JF Ptak Science Books
I found this item today out in thye warehouse, mixed in for some reason with Hitler Jugend pamphlets and many issues of the 19th century Archiv fuer Anthropologie, just completely out of place. It is an accordion fold multiple panel oversize postcard, I suppose, an advertisement for a meeting of the Rotary Club of Birmingham, Alabama, and probably for 1917/1918.
Which is a detail of the image (below):
Unfolded the obect is 25 inches long and about 9 inches wide, divided by five panels, seven of which have photographic images, one is for the contact information, and one for the addressing and mailing part.

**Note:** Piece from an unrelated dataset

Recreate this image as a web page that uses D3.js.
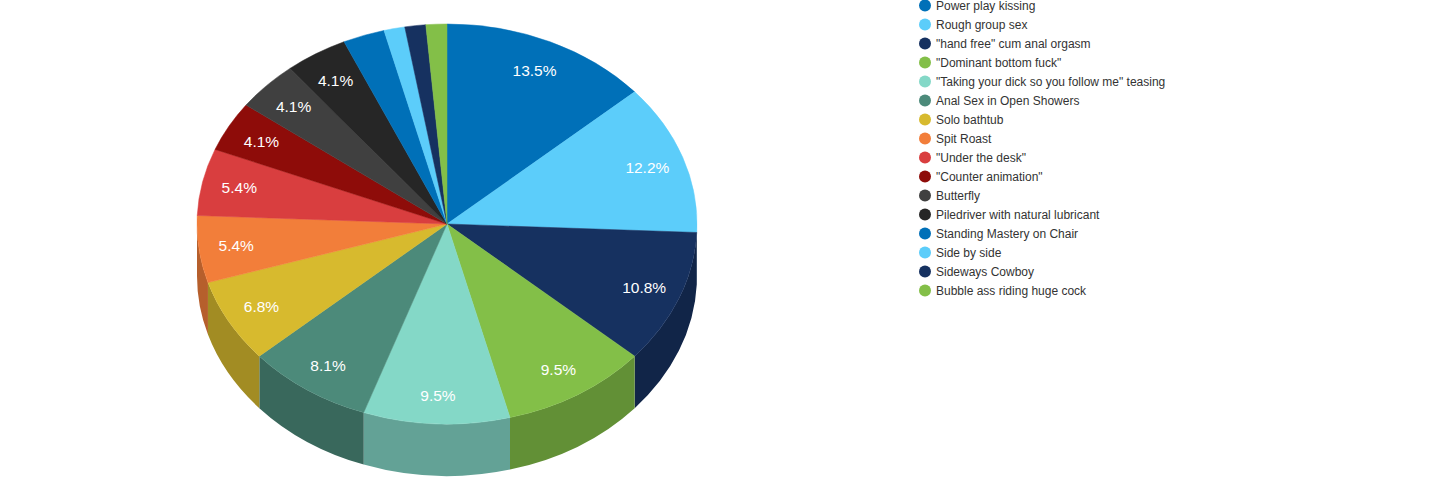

It all folds nicely into a somewhat-larger-than-pocket-size object, printed on pretty thick, very thick stock. (The original is available at our blog bookstore, here.)
There are internal clues for the date, not the least of which is the last year for some census information (1917) and a 19123 Irving Berlin song, "When the Midnight Choo-Choo Leaves for Alabama". The "card" was addressed to "The President/White House/Washington, D..C.". It evidently got to Mr. Wilson's house because there is a very faint rubber stamp on the back that reads "by Transfer/White House" , sent by the Executive Office workers to the Library of Congress, and after 80 years or so purchased by me when I brought home the so-called "Pamphlet Collection" from the L.C. surplus. (Those days are over.)
The other images relate mostly to the iron/steel industry, long a staple of the Birmingham economy. Five of the photos relate to the iron mining, blast furnaces, and loading steel rails; the other two are cityscapes of the city. In all of this, why two of the total of seven photos showed Black miners doing some body-breaking work in the mines is a mystery. The two men holding massive rocks in the picture detail is an exceptional thing--my guess is that the rocks weight 75-100 pounds, easy.. And if this is what these men were doing every day, they must've been exceptionally strong in a steel-bar sort of way, with enormously powerful hands. It just a mystery to me.